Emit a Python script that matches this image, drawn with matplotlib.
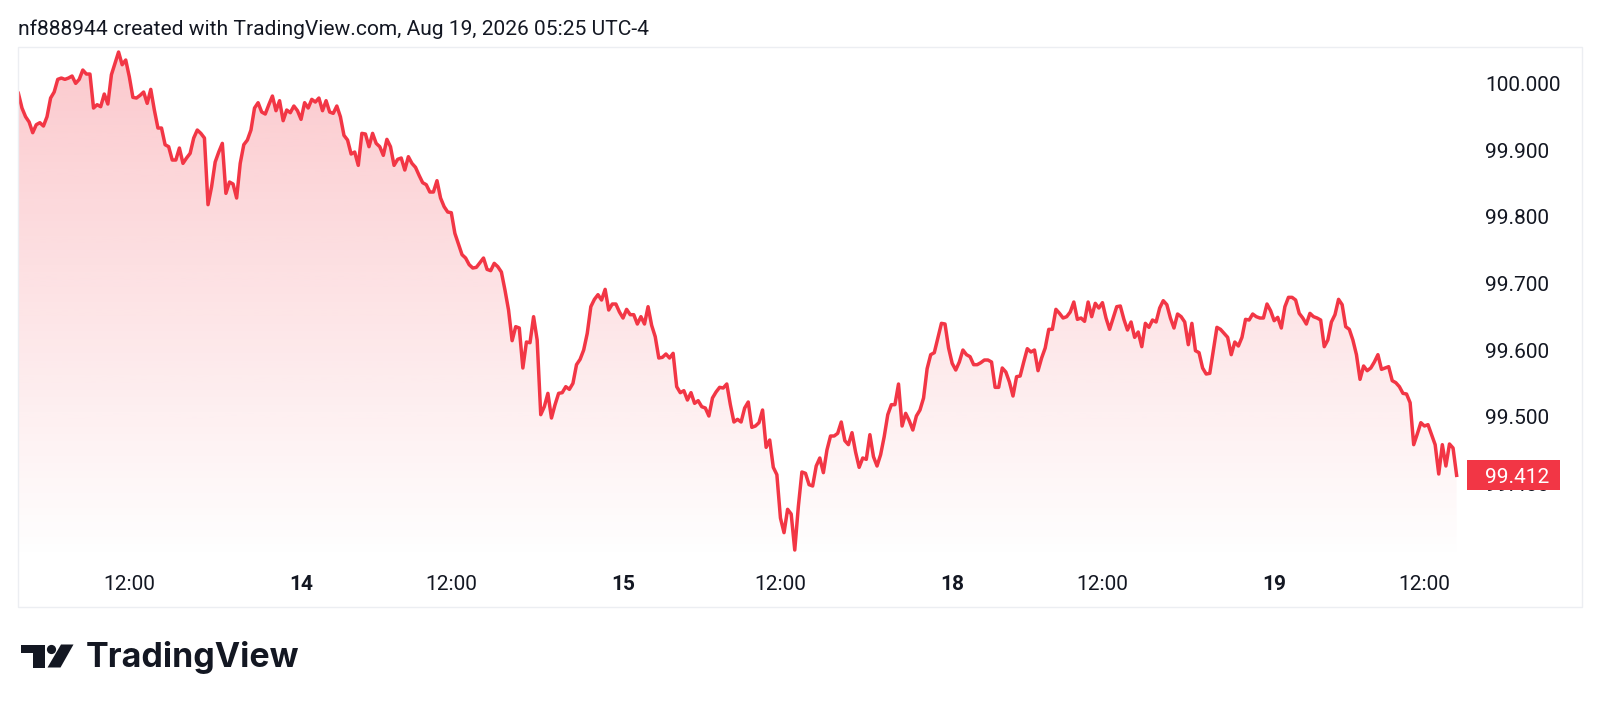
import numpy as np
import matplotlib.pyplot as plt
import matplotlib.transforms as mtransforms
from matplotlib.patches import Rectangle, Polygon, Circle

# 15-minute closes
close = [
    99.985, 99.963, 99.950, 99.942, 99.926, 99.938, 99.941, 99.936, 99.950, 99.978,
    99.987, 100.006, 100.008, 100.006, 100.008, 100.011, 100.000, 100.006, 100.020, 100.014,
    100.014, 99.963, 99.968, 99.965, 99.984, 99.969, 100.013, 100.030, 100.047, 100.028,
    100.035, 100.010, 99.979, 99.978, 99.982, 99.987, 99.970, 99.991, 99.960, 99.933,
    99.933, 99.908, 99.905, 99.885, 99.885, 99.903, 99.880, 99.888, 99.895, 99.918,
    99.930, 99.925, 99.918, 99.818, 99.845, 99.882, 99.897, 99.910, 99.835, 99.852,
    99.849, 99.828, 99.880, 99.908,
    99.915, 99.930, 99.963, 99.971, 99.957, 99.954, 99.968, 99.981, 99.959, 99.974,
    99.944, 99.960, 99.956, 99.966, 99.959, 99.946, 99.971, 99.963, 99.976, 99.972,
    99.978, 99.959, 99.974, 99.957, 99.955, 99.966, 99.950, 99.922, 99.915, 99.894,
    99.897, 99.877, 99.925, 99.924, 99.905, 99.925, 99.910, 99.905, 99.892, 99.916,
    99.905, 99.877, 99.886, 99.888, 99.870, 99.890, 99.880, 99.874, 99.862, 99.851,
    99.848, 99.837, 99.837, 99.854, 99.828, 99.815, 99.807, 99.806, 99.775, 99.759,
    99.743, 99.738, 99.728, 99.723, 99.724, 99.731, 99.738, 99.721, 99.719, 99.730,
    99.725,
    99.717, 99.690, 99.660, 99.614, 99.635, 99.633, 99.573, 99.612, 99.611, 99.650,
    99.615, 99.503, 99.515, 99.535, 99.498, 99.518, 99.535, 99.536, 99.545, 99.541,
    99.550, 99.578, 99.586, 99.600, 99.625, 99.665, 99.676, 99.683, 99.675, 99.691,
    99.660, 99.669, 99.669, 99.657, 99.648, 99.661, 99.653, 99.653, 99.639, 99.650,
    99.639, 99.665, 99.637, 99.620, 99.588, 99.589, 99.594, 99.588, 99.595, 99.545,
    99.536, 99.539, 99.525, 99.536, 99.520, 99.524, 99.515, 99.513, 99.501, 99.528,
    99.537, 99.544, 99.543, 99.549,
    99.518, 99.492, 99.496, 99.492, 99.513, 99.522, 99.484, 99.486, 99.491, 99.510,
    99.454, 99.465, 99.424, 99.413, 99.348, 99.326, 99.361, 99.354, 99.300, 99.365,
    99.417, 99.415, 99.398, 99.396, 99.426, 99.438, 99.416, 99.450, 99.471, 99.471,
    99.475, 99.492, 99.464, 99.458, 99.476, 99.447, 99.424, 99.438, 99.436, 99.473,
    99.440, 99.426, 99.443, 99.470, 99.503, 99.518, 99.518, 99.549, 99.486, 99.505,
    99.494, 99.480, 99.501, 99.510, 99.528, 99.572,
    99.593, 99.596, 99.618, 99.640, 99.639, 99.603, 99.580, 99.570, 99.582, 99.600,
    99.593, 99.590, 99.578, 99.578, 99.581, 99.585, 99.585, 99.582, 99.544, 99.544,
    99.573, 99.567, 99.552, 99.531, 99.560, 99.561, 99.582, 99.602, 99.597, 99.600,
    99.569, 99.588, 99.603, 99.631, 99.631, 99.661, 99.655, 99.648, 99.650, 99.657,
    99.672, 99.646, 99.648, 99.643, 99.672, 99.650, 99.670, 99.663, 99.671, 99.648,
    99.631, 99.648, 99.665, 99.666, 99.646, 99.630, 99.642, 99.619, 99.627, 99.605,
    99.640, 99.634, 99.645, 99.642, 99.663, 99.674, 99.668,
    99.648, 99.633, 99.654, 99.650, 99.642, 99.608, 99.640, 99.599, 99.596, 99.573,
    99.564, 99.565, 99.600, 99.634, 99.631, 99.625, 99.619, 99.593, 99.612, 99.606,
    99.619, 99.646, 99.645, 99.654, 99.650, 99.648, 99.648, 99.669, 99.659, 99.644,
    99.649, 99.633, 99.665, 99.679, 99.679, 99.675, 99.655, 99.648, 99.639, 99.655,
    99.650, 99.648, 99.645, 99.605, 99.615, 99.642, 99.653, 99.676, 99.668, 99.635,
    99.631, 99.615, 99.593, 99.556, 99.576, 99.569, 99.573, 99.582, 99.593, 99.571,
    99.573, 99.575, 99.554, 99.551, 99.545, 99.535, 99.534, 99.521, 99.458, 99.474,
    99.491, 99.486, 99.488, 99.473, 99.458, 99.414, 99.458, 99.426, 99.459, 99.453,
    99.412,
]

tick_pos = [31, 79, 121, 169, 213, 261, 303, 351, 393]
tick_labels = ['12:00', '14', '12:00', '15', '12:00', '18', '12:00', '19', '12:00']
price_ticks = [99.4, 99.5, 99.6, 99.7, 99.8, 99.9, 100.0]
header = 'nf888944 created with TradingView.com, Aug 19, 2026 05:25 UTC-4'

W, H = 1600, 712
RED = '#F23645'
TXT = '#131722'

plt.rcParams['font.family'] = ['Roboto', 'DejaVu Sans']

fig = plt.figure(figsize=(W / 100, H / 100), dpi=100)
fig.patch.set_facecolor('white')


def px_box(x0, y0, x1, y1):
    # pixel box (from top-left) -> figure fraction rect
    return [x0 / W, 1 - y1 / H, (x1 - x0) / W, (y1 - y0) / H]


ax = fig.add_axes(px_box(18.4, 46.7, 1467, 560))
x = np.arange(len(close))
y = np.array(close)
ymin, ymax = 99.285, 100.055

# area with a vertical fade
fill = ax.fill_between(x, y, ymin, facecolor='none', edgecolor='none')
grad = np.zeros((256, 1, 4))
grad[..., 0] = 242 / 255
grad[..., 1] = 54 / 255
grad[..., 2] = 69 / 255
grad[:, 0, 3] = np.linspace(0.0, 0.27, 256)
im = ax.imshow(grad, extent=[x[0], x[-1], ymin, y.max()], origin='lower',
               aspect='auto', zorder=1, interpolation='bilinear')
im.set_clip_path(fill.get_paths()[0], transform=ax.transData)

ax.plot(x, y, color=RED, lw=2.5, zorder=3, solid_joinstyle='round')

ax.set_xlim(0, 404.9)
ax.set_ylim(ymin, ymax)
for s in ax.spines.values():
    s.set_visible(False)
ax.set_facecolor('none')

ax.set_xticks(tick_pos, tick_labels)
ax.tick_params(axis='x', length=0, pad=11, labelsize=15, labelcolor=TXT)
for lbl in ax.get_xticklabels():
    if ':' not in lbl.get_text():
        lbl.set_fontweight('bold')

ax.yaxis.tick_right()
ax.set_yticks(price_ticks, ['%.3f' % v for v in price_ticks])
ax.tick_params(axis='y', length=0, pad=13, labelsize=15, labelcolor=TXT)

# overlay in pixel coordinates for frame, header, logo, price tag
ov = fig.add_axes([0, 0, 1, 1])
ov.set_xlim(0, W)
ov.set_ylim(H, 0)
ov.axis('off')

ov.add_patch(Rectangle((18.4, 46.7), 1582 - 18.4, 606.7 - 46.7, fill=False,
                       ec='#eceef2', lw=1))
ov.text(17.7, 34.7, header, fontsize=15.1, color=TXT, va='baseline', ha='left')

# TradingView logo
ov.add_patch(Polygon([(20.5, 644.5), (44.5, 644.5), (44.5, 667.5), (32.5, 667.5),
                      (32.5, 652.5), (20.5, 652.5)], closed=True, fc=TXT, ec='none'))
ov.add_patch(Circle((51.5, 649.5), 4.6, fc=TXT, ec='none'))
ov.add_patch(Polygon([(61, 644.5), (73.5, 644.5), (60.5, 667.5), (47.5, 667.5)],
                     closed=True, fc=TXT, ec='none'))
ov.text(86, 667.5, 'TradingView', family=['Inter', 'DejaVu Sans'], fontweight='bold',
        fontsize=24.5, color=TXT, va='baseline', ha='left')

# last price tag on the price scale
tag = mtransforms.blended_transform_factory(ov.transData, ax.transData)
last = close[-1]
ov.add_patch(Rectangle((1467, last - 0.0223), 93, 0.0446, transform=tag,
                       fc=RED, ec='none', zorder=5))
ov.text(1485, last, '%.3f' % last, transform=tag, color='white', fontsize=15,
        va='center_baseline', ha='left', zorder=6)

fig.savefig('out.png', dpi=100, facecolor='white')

**Problem**: Leave out any pictures and return exactly the lines from the beginning of the data through the line with "from matplotlib.patches import", inclusive.

**Expected answer**:
Emit a Python script that matches this image, drawn with matplotlib.
import numpy as np
import matplotlib.pyplot as plt
import matplotlib.transforms as mtransforms
from matplotlib.patches import Rectangle, Polygon, Circle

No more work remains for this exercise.